| TASK BRIEF |
Each line that holds the word "this" should be returned.
⁂
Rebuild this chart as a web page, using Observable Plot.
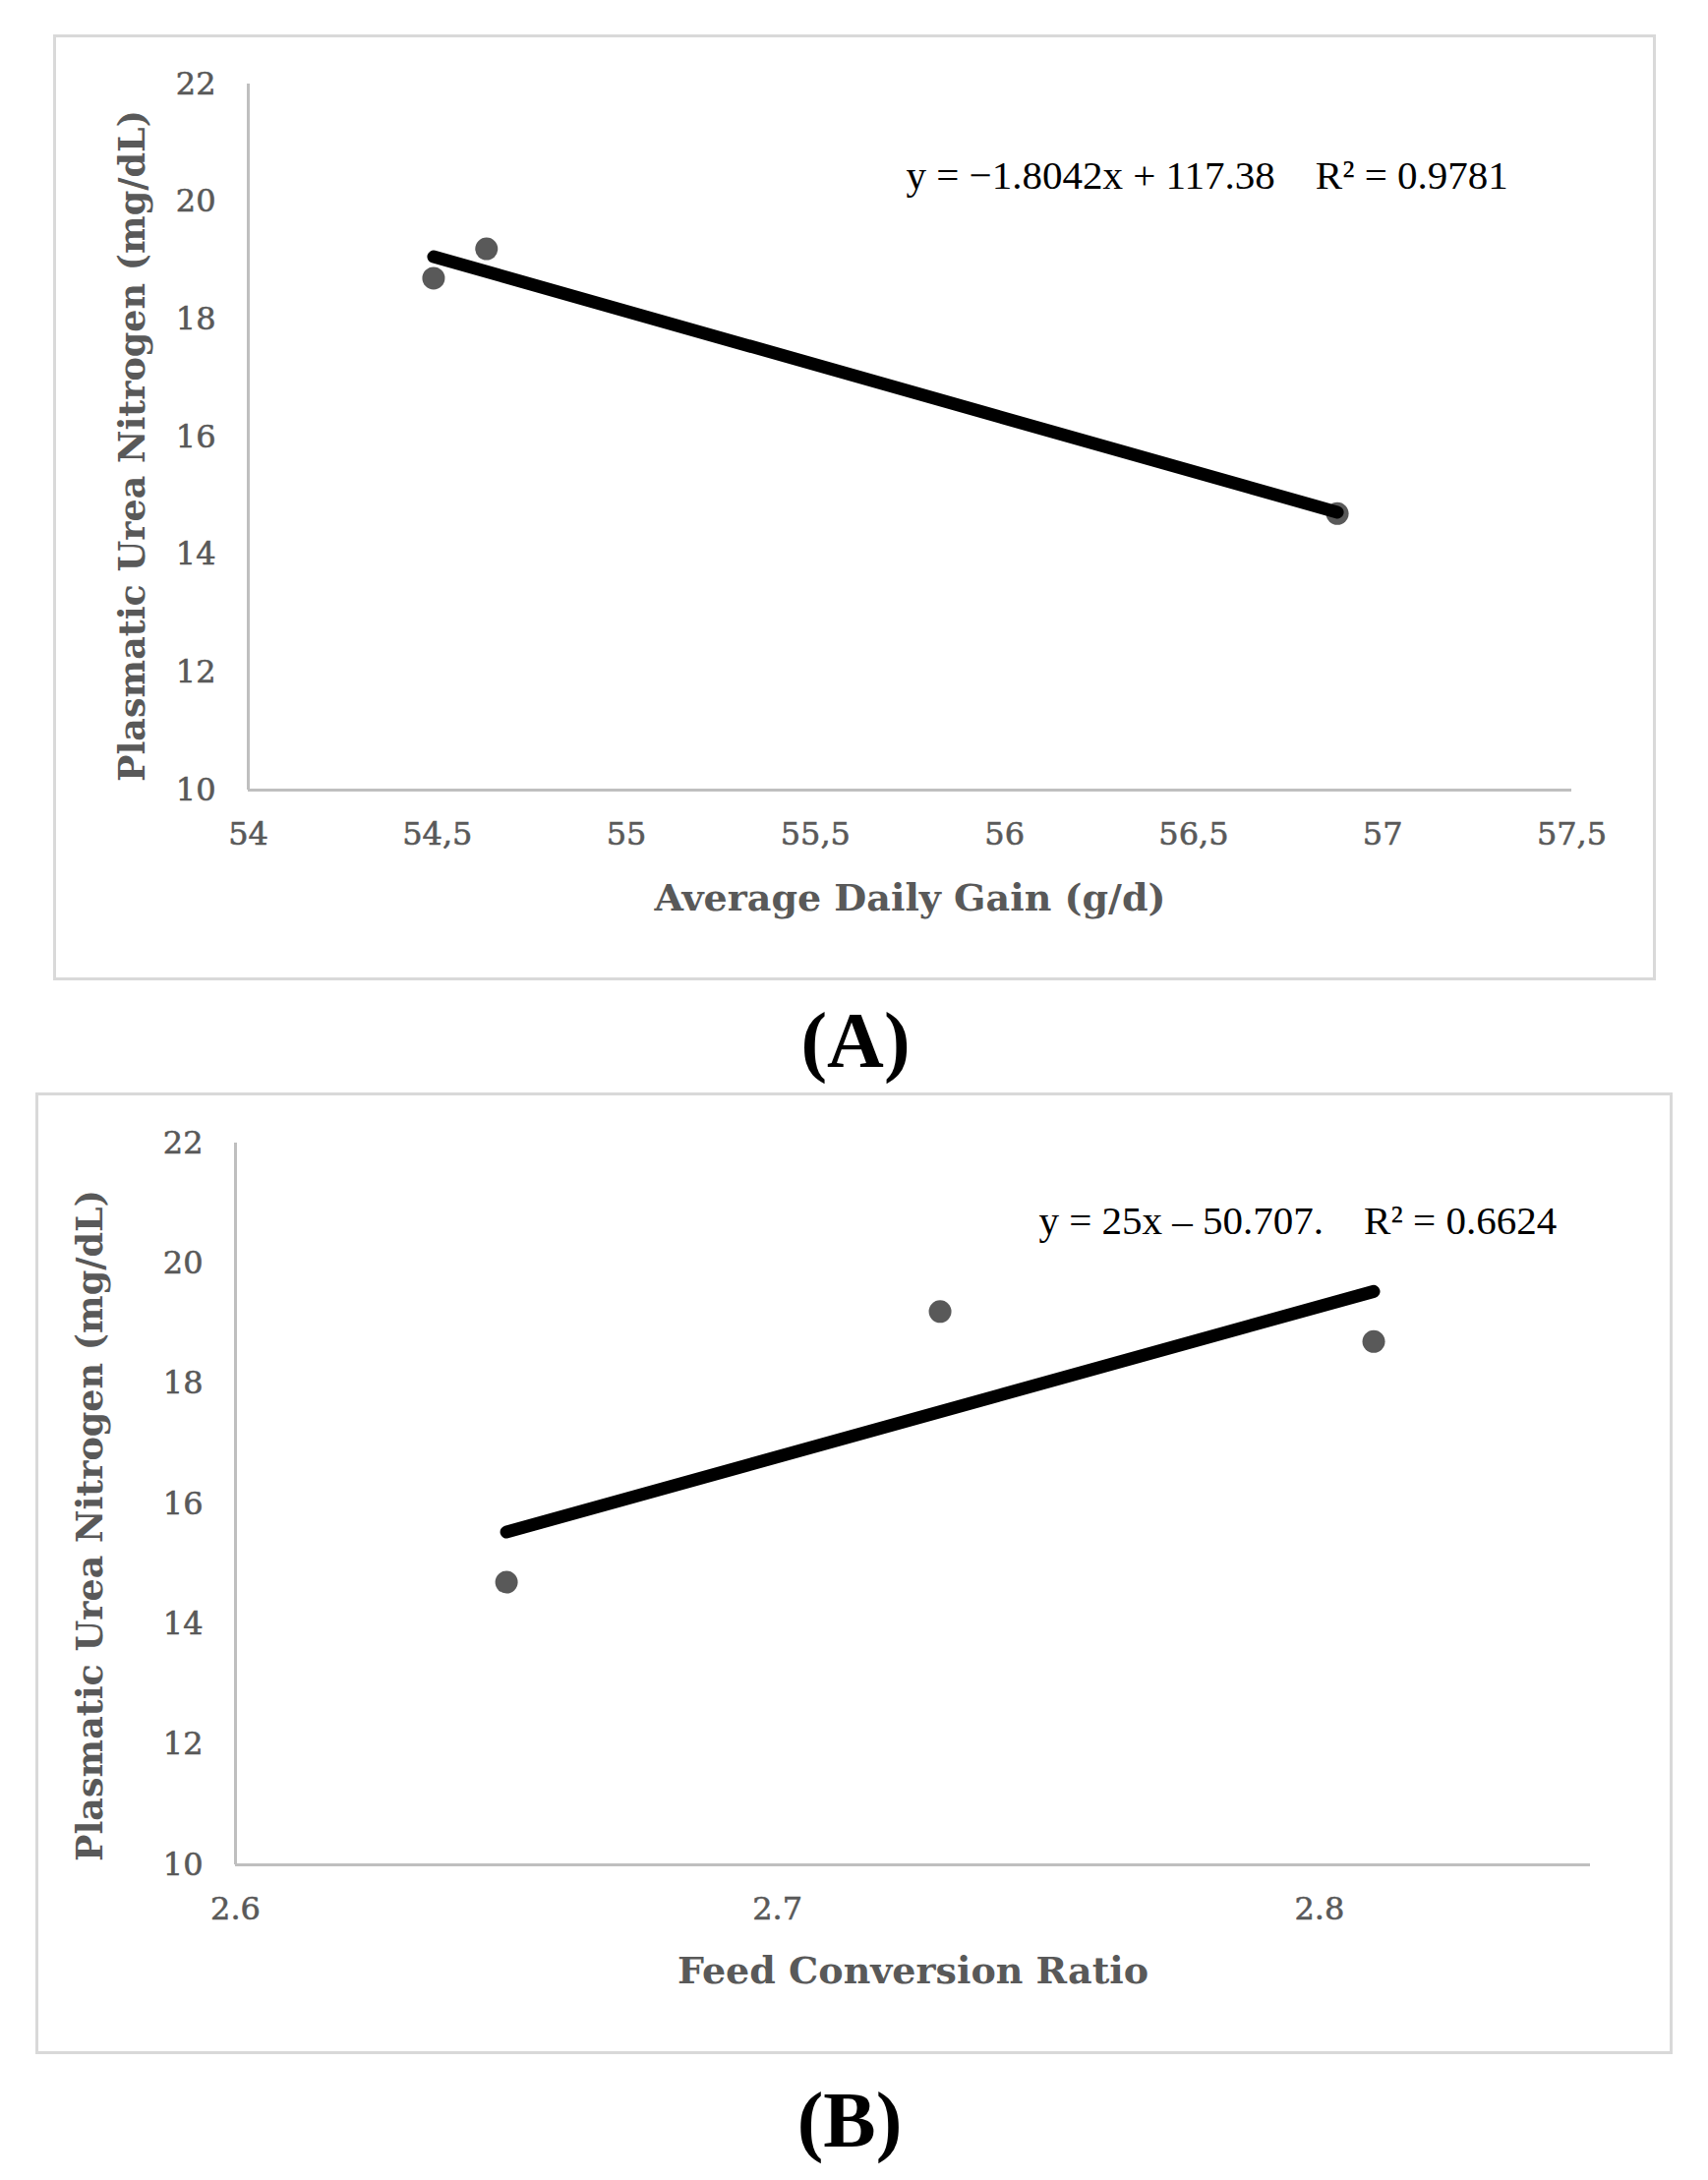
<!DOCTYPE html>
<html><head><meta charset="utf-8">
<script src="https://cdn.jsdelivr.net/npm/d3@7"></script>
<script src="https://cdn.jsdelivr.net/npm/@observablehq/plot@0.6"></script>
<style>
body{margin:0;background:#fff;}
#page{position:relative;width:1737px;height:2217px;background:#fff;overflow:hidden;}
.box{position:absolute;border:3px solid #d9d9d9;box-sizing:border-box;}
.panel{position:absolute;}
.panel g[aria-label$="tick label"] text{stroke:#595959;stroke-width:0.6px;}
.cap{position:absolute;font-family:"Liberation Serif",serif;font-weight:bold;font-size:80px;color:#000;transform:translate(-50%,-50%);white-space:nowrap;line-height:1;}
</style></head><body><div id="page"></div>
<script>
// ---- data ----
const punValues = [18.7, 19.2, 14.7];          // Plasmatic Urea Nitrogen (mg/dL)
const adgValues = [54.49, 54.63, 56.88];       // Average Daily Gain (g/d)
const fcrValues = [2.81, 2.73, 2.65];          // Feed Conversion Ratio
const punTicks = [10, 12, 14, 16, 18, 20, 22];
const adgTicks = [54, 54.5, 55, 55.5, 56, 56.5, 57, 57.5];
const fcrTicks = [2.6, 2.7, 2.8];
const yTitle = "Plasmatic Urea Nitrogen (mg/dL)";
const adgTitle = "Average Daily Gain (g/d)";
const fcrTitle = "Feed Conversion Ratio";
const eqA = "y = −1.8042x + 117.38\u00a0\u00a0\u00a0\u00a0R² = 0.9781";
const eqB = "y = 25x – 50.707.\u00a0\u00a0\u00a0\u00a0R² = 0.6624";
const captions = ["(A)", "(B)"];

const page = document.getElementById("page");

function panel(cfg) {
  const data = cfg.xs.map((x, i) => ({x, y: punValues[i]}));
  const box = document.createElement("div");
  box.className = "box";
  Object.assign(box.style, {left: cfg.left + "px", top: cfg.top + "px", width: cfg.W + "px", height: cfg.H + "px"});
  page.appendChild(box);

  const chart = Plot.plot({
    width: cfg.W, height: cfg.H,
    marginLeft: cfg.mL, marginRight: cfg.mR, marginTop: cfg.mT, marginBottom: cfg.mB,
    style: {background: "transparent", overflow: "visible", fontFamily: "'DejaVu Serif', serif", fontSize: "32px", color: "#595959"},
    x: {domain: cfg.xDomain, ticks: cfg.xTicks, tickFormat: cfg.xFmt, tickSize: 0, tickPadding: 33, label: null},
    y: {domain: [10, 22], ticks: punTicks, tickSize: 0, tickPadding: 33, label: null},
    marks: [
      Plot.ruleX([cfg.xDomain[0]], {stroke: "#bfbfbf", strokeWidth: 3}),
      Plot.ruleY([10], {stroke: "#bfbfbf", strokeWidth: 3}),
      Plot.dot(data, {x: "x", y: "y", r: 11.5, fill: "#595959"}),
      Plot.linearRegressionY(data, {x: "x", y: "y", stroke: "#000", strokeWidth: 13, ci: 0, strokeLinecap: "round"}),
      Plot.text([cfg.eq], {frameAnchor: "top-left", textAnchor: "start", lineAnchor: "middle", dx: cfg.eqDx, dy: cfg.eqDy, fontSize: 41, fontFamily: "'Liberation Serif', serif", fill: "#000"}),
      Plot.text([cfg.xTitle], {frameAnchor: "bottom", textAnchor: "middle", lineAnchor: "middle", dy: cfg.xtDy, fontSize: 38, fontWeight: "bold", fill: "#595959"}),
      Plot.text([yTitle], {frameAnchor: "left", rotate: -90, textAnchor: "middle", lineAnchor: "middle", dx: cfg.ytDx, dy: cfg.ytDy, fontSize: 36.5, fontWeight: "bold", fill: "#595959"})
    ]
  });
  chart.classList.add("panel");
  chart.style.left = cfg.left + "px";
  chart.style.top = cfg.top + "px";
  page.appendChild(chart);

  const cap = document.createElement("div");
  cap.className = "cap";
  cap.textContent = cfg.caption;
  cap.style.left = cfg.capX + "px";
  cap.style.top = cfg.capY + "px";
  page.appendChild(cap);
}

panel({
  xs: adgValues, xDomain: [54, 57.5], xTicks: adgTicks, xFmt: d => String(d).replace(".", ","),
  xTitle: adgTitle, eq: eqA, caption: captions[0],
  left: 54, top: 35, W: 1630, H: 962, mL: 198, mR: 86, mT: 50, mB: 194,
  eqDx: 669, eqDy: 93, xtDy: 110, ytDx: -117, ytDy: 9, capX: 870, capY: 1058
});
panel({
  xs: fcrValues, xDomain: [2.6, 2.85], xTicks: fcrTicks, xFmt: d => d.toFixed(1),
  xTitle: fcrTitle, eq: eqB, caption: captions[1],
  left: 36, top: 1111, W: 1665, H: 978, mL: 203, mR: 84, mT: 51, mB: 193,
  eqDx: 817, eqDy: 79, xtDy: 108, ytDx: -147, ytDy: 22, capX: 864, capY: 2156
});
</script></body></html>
⁂
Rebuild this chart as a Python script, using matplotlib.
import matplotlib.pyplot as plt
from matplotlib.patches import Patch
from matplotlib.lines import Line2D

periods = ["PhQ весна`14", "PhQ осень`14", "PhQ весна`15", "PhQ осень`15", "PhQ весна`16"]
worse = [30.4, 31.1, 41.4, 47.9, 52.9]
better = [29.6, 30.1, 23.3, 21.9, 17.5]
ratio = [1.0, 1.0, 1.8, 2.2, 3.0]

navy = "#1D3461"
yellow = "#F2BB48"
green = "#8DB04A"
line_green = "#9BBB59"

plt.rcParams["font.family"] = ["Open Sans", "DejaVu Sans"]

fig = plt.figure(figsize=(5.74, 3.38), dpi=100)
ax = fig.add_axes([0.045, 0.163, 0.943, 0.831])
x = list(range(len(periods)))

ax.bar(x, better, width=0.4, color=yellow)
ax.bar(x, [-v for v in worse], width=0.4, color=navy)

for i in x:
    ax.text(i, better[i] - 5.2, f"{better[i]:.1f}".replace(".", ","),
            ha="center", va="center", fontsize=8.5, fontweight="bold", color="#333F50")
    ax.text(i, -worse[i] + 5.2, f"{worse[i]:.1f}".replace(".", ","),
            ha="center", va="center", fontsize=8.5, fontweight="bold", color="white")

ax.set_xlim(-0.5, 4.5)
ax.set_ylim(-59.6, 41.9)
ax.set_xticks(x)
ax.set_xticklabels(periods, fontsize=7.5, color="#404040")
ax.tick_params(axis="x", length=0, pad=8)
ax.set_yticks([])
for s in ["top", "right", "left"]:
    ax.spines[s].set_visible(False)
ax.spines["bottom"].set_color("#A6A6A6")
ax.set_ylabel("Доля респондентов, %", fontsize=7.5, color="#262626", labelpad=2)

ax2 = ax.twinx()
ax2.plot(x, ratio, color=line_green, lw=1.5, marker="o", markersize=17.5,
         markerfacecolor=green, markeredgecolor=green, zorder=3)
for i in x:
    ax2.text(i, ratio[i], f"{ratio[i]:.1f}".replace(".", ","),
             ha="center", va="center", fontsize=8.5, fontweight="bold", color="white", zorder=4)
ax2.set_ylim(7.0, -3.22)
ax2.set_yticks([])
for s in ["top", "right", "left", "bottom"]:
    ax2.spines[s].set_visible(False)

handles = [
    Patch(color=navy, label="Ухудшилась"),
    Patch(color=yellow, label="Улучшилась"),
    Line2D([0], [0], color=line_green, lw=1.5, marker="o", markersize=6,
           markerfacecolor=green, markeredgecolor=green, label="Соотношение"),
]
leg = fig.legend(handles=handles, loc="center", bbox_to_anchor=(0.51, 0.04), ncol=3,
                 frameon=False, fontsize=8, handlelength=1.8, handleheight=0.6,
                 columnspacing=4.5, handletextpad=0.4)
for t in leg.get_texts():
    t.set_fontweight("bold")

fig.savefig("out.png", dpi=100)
⁂
| RESULT |
Rebuild this chart as a web page, using Observable Plot.
Rebuild this chart as a Python script, using matplotlib.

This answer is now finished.